İran İslam Cumhuriyeti'nin en yüksek otoritesi olan Ali Hamaney, Tahran yönetiminin uranyum zenginleştirme çalışmalarından vazgeçmeyeceğini açıkça ifade etti. Bu açıklama, özellikle ABD ve Batılı ülkelerin İran’a yönelik yaptırımlarını artırdığı bir dönemde geldi. Hamaney, ülkesinin nükleer programına ilişkin sert bir duruş sergileyerek, uluslararası topluma İran’ın kararlılığını gösterdi. Bu durum, bölgede artan gerilimlerin daha da yükselmesine ve diplomatik çözüm yollarının zorlaşmasına neden olabilir.
Hamaney, İran’ın nükleer kapasitesini artırma hedefinin ulusal güvenlik ve bağımsızlık açısından hayati öneme sahip olduğunu vurguladı. Ülkesinin uranyum zenginleştirme programının uluslararası hukuk çerçevesinde olduğu ve barışçı amaçlar güttüğünü savunan Hamaney, “İran hiçbir zaman nükleer silah yapmayı hedeflememiştir; ancak uranyum zenginleştirme konusundaki haklarımızdan asla vazgeçmeyeceğiz” şeklinde konuştu. Bu ifadeler, İran’ın uluslararası toplumla yaşadığı gerginliğin temel nedenlerinden birini ortaya koyuyor. Hamaney, özellikle ABD’nin Tahran’a karşı uyguladığı yaptırımların haksız olduğunu ve bu durumun ülkede ekonomik sıkıntılara yol açtığını belirtti.

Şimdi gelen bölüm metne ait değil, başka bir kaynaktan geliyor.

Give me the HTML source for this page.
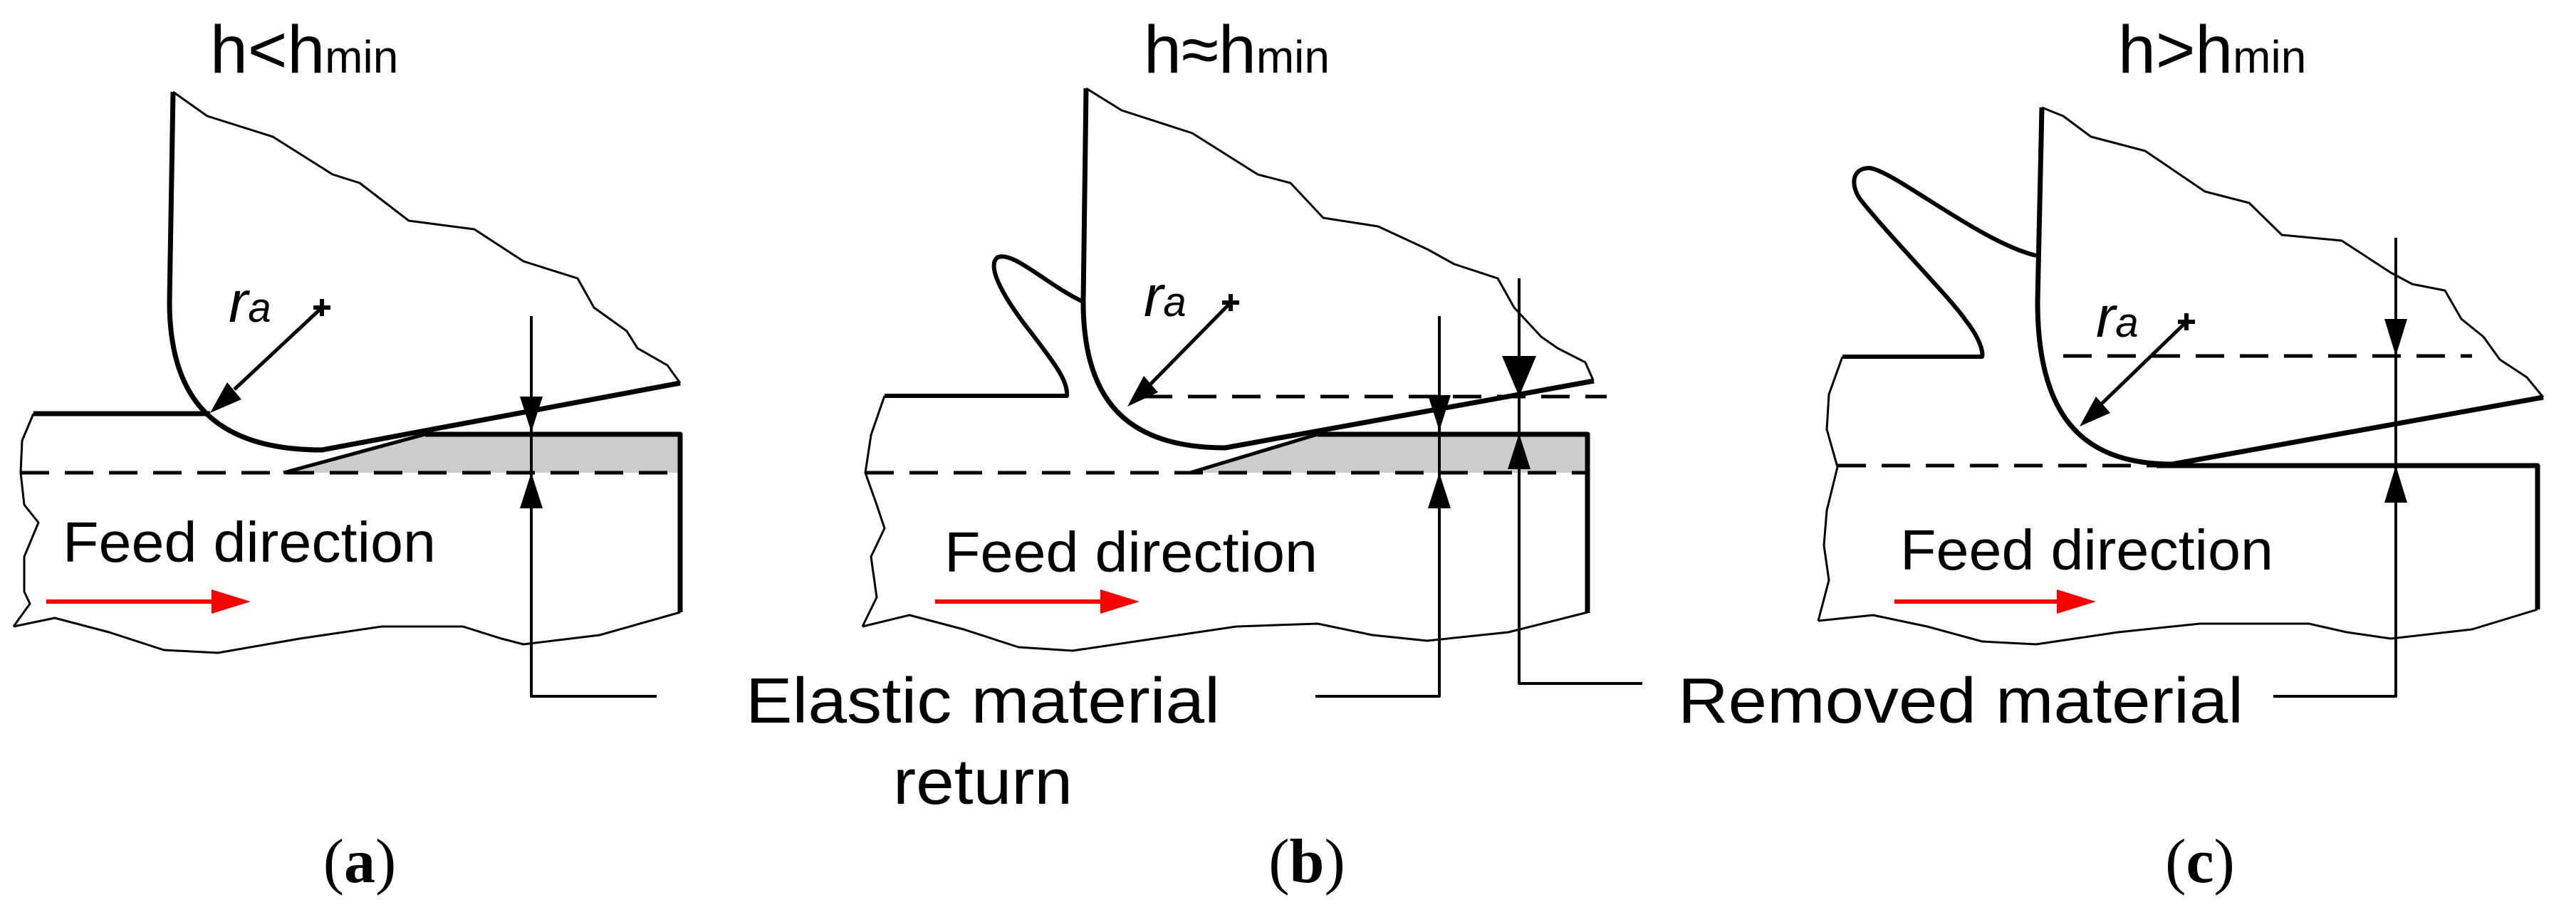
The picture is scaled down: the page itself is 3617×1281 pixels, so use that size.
<!DOCTYPE html>
<html><head><meta charset="utf-8"><style>
html,body{margin:0;padding:0;background:#fff;}
svg{display:block;}
text{font-family:"Liberation Sans",sans-serif;fill:#000;}
.ser{font-family:"Liberation Serif",serif;}
</style></head><body>
<svg width="3617" height="1281" viewBox="0 0 3617 1281" xmlns="http://www.w3.org/2000/svg">
<g fill="none" stroke="#000" stroke-linejoin="round" stroke-linecap="butt">

<!-- ===== Panel A ===== -->
<polygon points="398,664 597,610 955,610 955,664" fill="#ccc" stroke="none"/>
<polyline stroke-width="3" points="243,129 291,163 383,192 467,245 505,257 574,310 666,322 735,367 811,391 834,432 880,465 895,489 937,513 955,538"/>
<path stroke-width="7" d="M243,129 L238,424 C238,560 300,632 452,632 L955,538"/>
<line stroke-width="7" x1="47" y1="581" x2="295" y2="581"/>
<line stroke-width="5" x1="398" y1="664" x2="597" y2="610"/>
<polyline stroke-width="7" points="597,610 955,610 955,860"/>
<line stroke-width="5" stroke-dasharray="40,22" x1="29" y1="664" x2="955" y2="664"/>
<polyline stroke-width="3" points="47,581 31,619 29,664 34,709 54,734 34,782 34,831 42,848 19,880"/>
<polyline stroke-width="3" points="19,880 77,868 153,888 230,913 306,917 421,897 536,880 650,880 704,897 735,905 842,892 955,860"/>
<polyline stroke-width="4" points="746,444 746,978 922,978"/>
<line stroke-width="5" x1="452" y1="432" x2="329" y2="547"/>
<line stroke-width="6" x1="440" y1="432" x2="464" y2="432"/><line stroke-width="6" x1="452" y1="420" x2="452" y2="444"/>

<!-- ===== Panel B ===== -->
<polygon points="1671,664 1850,610 2229,610 2229,664" fill="#ccc" stroke="none"/>
<polyline stroke-width="3" points="1525,124 1575,155 1674,187 1766,245 1812,257 1858,306 1935,318 2004,350 2042,371 2103,391 2126,432 2164,473 2187,489 2226,509 2237,534"/>
<path stroke-width="7" d="M1525,124 L1521,424 C1521,560 1580,629 1720,629 L2238,535"/>
<path stroke-width="6" d="M1521,424 C1470,400 1420,350 1400,362 C1385,375 1410,420 1450,470 C1480,510 1500,535 1498,556 L1242,556"/>
<line stroke-width="5" x1="1671" y1="664" x2="1850" y2="610"/>
<polyline stroke-width="7" points="1850,610 2229,610 2229,861"/>
<line stroke-width="5" stroke-dasharray="40,22" x1="1606" y1="557" x2="2256" y2="557"/>
<line stroke-width="5" stroke-dasharray="40,22" x1="1215" y1="664" x2="2229" y2="664"/>
<polyline stroke-width="3" points="1242,556 1223,611 1215,664 1231,709 1242,742 1223,782 1231,839 1211,880"/>
<polyline stroke-width="3" points="1211,880 1277,864 1353,884 1430,909 1506,914 1621,897 1736,880 1850,876 1927,892 2004,900 2118,888 2229,860"/>
<polyline stroke-width="4" points="2021,444 2021,978 1847,978"/>
<polyline stroke-width="4" points="2133,391 2133,960 2306,960"/>
<line stroke-width="5" x1="1728" y1="425" x2="1612" y2="543"/>
<line stroke-width="6" x1="1716" y1="425" x2="1740" y2="425"/><line stroke-width="6" x1="1728" y1="413" x2="1728" y2="437"/>

<!-- ===== Panel C ===== -->
<polyline stroke-width="3" points="2867,151 2897,163 2936,192 3012,212 3096,269 3158,285 3204,330 3288,338 3357,383 3387,399 3433,408 3456,448 3487,473 3510,505 3548,530 3571,558"/>
<path stroke-width="7" d="M2867,151 L2861,424 C2861,580 2920,652 3050,652 L3571,558"/>
<path stroke-width="6" d="M2859,359 C2780,340 2660,240 2625,236 C2600,236 2598,260 2612,280 C2660,340 2740,420 2760,450 C2780,475 2785,495 2783,501 L2587,501"/>
<line stroke-width="5" stroke-dasharray="40,22" x1="2897" y1="500" x2="3471" y2="500"/>
<line stroke-width="5" stroke-dasharray="40,22" x1="2580" y1="654" x2="3028" y2="654"/>
<polyline stroke-width="7" points="3028,654 3563,654 3563,856"/>
<polyline stroke-width="3" points="2587,501 2568,554 2565,603 2580,656 2565,717 2561,766 2568,815 2553,872"/>
<polyline stroke-width="3" points="2553,872 2630,864 2706,880 2783,901 2859,905 2974,888 3089,876 3242,876 3295,888 3357,897 3471,884 3563,856"/>
<polyline stroke-width="4" points="3364,334 3364,978 3192,978"/>
<line stroke-width="5" x1="3070" y1="452" x2="2950" y2="568"/>
<line stroke-width="6" x1="3058" y1="452" x2="3082" y2="452"/><line stroke-width="6" x1="3070" y1="440" x2="3070" y2="464"/>

<!-- red arrows -->
<line stroke="#f00" stroke-width="6" x1="65" y1="845" x2="300" y2="845"/>
<line stroke="#f00" stroke-width="6" x1="1313" y1="845" x2="1545" y2="845"/>
<line stroke="#f00" stroke-width="6" x1="2660" y1="845" x2="2890" y2="845"/>
</g>

<g fill="#000" stroke="none">
<polygon points="746,607 730,557 762,557"/>
<polygon points="746,664 730,714 762,714"/>
<polygon points="2021,605 2005,555 2037,555"/>
<polygon points="2021,664 2005,714 2037,714"/>
<polygon points="2133,557 2109,500 2157,500"/>
<polygon points="2133,609 2117,659 2149,659"/>
<polygon points="3364,500 3348,448 3380,448"/>
<polygon points="3364,654 3348,706 3380,706"/>
<polygon points="295,580 339,561 319,537"/>
<polygon points="1583,571 1626,551 1606,528"/>
<polygon points="2920,599 2963,580 2943,557"/>
</g>
<g fill="#f00">
<polygon points="352,845 297,828 297,862"/>
<polygon points="1600,845 1545,828 1545,862"/>
<polygon points="2943,845 2888,828 2888,862"/>
</g>

<text x="295" y="102" font-size="95">h&lt;h<tspan font-size="64">min</tspan></text>
<text x="1606" y="102" font-size="95">h≈h<tspan font-size="64">min</tspan></text>
<text x="2974" y="102" font-size="95">h&gt;h<tspan font-size="64">min</tspan></text>

<text x="321" y="452" font-size="82" font-style="italic">r<tspan font-size="58">a</tspan></text>
<text x="1606" y="444" font-size="82" font-style="italic">r<tspan font-size="58">a</tspan></text>
<text x="2943" y="473" font-size="82" font-style="italic">r<tspan font-size="58">a</tspan></text>

<text x="88" y="789" font-size="80" textLength="524" lengthAdjust="spacingAndGlyphs">Feed direction</text>
<text x="1326" y="803" font-size="80" textLength="524" lengthAdjust="spacingAndGlyphs">Feed direction</text>
<text x="2668" y="800" font-size="80" textLength="524" lengthAdjust="spacingAndGlyphs">Feed direction</text>

<text x="1047" y="1015" font-size="90" textLength="666" lengthAdjust="spacingAndGlyphs">Elastic material</text>
<text x="1254" y="1129" font-size="90" textLength="252" lengthAdjust="spacingAndGlyphs">return</text>
<text x="2356" y="1015" font-size="90" textLength="794" lengthAdjust="spacingAndGlyphs">Removed material</text>

<text class="ser" x="505" y="1239" font-size="88" text-anchor="middle">(<tspan font-weight="bold">a</tspan>)</text>
<text class="ser" x="1835" y="1239" font-size="88" text-anchor="middle">(<tspan font-weight="bold">b</tspan>)</text>
<text class="ser" x="3089" y="1239" font-size="88" text-anchor="middle">(<tspan font-weight="bold">c</tspan>)</text>
</svg>
</body></html>
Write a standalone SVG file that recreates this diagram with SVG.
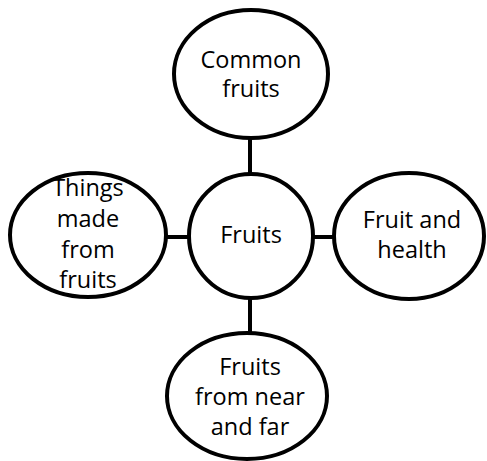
<svg xmlns="http://www.w3.org/2000/svg" width="487" height="461" viewBox="0 0 487 461">
<style>
.n{fill:#fff;stroke:#000;stroke-width:4}
.c{stroke:#000;stroke-width:4;fill:none}
text{font-family:"Open Sans","Liberation Sans",sans-serif;font-size:23.5px;fill:#000;text-anchor:middle}
</style>
<rect width="487" height="461" fill="#fff"/>
<g id="connectors">
<line class="c" x1="250" y1="137" x2="250" y2="174"/>
<line class="c" x1="166" y1="237" x2="189" y2="237"/>
<line class="c" x1="313" y1="237" x2="334" y2="237"/>
<line class="c" x1="250" y1="298" x2="250" y2="334"/>
</g>
<g id="common">
<ellipse class="n" cx="251" cy="74" rx="77" ry="64"/>
<text x="251" y="68">Common</text>
<text x="251" y="97">fruits</text>
</g>
<g id="fruits">
<circle class="n" cx="251" cy="236" r="62"/>
<text x="251" y="243">Fruits</text>
</g>
<g id="things">
<ellipse class="n" cx="88" cy="235" rx="78" ry="62"/>
<text x="88" y="196">Things</text>
<text x="88" y="227">made</text>
<text x="88" y="258">from</text>
<text x="88" y="288">fruits</text>
</g>
<g id="health">
<ellipse class="n" cx="409" cy="236" rx="75" ry="63"/>
<text x="412" y="228">Fruit and</text>
<text x="412" y="258">health</text>
</g>
<g id="nearfar">
<ellipse class="n" cx="247" cy="396" rx="80" ry="63"/>
<text x="250" y="375">Fruits</text>
<text x="250" y="405">from near</text>
<text x="250" y="435">and far</text>
</g>
</svg>
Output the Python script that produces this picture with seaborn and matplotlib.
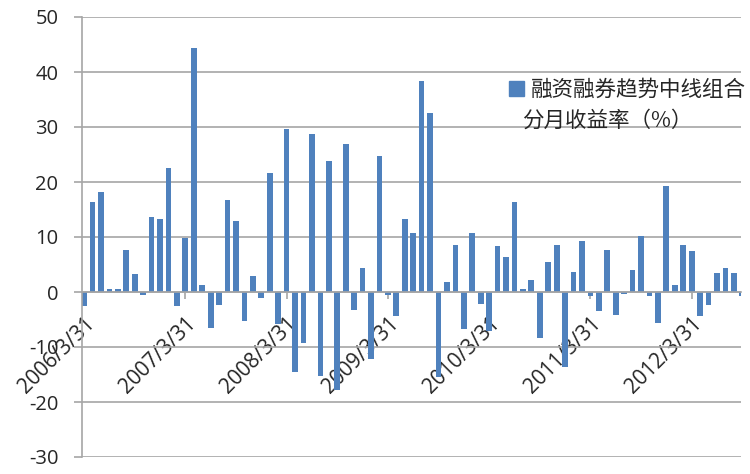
import pandas as pd
import seaborn as sns
import matplotlib.pyplot as plt
from matplotlib.patches import Patch

# monthly returns (%), month-end from 2006/3/31 to 2012/9/30
returns = [-2.5, 16.3, 18.2, 0.5, 0.5, 7.7, 3.3, -0.5, 13.6, 13.3, 22.6, -2.6,
           9.8, 44.3, 1.2, -6.5, -2.3, 16.7, 12.9, -5.3, 3.0, -1.0, 21.6, -5.8,
           29.7, -14.6, -9.3, 28.8, -15.3, 23.8, -17.8, 26.9, -3.2, 4.3, -12.2, 24.8,
           -0.6, -4.4, 13.3, 10.8, 38.4, 32.5, -15.4, 1.8, 8.6, -6.8, 10.8, -2.1,
           -7.1, 8.3, 6.4, 16.4, 0.5, 2.1, -8.3, 5.5, 8.6, -13.6, 3.6, 9.3,
           -0.8, -3.5, 7.7, -4.1, -0.4, 4.0, 10.2, -0.8, -5.6, 19.2, 1.2, 8.6,
           7.4, -4.4, -2.3, 3.4, 4.3, 3.4, -0.7]
dates = pd.date_range("2006-03-31", periods=len(returns), freq="ME")
months = [f"{d.year}/{d.month}/{d.day}" for d in dates]
tick_labels = ["2006/3/31", "2007/3/31", "2008/3/31", "2009/3/31",
               "2010/3/31", "2011/3/31", "2012/3/31"]
legend_line1 = "融资融券趋势中线组合"
legend_line2 = "分月收益率（%）"

df = pd.DataFrame({"month": months, "ret": returns})

sns.set_style("white")
plt.rcParams['font.family'] = ['Open Sans', 'Noto Sans CJK SC', 'DejaVu Sans']
plt.rcParams['axes.unicode_minus'] = False

blue = "#4F81BD"
grey = "#A6A6A6"

fig = plt.figure(figsize=(7.5, 4.74), dpi=100)
ax = fig.add_axes([82 / 750, 17 / 474, (741 - 82) / 750, (457 - 17) / 474])

sns.barplot(data=df, x="month", y="ret", color=blue, saturation=1,
            width=0.68, linewidth=0, ax=ax)

ax.set_ylim(-30, 50)
ax.set_yticks(range(-30, 51, 10))
ax.set_xlim(-0.25, 77.85)
ax.yaxis.grid(True, color=grey, lw=1.2)
ax.set_axisbelow(True)
ax.set_xlabel("")
ax.set_ylabel("")

# category axis crosses at zero like the Excel original
ax.spines['bottom'].set_position(('data', 0))
ax.spines['top'].set_visible(False)
ax.spines['right'].set_visible(False)
for s in ['left', 'bottom']:
    ax.spines[s].set_color(grey)
    ax.spines[s].set_linewidth(1.2)

ax.tick_params(axis='x', bottom=True, length=5, width=1.2, color=grey,
               direction='out', pad=10, labelsize=15, labelrotation=45)
ax.tick_params(axis='y', left=True, length=6, width=1.2, color=grey,
               direction='out', pad=11, labelsize=14.5)

ax.set_xticks([months.index(t) for t in tick_labels])
ax.set_xticklabels(tick_labels)
for lab in ax.get_xticklabels():
    lab.set_rotation(45)
    lab.set_horizontalalignment('right')
    lab.set_rotation_mode('anchor')

leg = ax.legend(handles=[Patch(color=blue)], labels=[legend_line1],
                loc='center left', bbox_to_anchor=(498 / 750, 1 - 90 / 474),
                bbox_transform=fig.transFigure, frameon=False, borderpad=0,
                handlelength=0.7, handleheight=0.7, handletextpad=0.35,
                prop={'family': ['Noto Sans CJK SC', 'DejaVu Sans'], 'size': 15.5})
fig.text(522 / 750, 1 - 121 / 474, legend_line2, va='center', ha='left',
         fontsize=15.5, family=['Noto Sans CJK SC', 'DejaVu Sans'])

fig.savefig("out.png", dpi=100)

Hamaney’in bu açıklamaları, bölgedeki jeopolitik dengeler üzerinde de önemli bir etki yaratabilir. İran’ın nükleer programı, sadece Tahran ile Washington arasındaki ilişkileri değil, aynı zamanda Suudi Arabistan ve İsrail gibi komşu ülkeler ile olan dinamikleri de etkileyebilir. Uzmanlar, uranyum zenginleştirmenin artmasının, İran’ın askeri kapasitesini artırabileceği endişelerini dile getiriyor. Bu durum, Orta Doğu’da yeni bir silahlanma yarışını tetikleyebilir ve daha fazla çatışmaya yol açabilir. Ayrıca, Hamaney’in bu açıklaması, nükleer müzakerelerin geleceği açısından da belirsizlik yarattı. 2015’te imzalanan nükleer anlaşmanın yeniden canlandırılması yönündeki çabalar, her iki tarafın da taviz vermesi gerektiği gerçeği göz önüne alındığında, bir hayli zor görünüyor. ABD’nin İran’a yönelik sert politikaları ve İran’ın nükleer programına yönelik kararlılığı, müzakerelerdeki çıkmazın sebeplerinden biri olarak öne çıkıyor. Hamaney’in açıklamaları aynı zamanda, ABD’nin bölgedeki politikalarını da sorgulatıyor. Uzmanlar, İran’a karşı daha fazla baskının, Tahran’ı daha da radikalleştirebileceği ve bölgedeki istikrarsızlığı artırabileceği uyarısında bulunuyor. Böyle bir durumda, uluslararası toplumun müdahale etme gerekliliği doğabilir. Sonuç olarak, Hamaney’in uranyum zenginleştirme konusundaki kararlılığı, hem İran için hem de bölge için ciddi sonuçlar doğurabilir. Bu mesele, sadece nükleer bir sorun olmanın ötesinde, uluslararası ilişkilerin üzerinde derin etkiler bırakma potansiyeline sahip. Tahran’ın nükleer programına dair atacağı adımlar ve uluslararası topluma olan yaklaşımı, gelecekteki jeopolitik senaryoları büyük ölçüde şekillendirecek gibi görünüyor.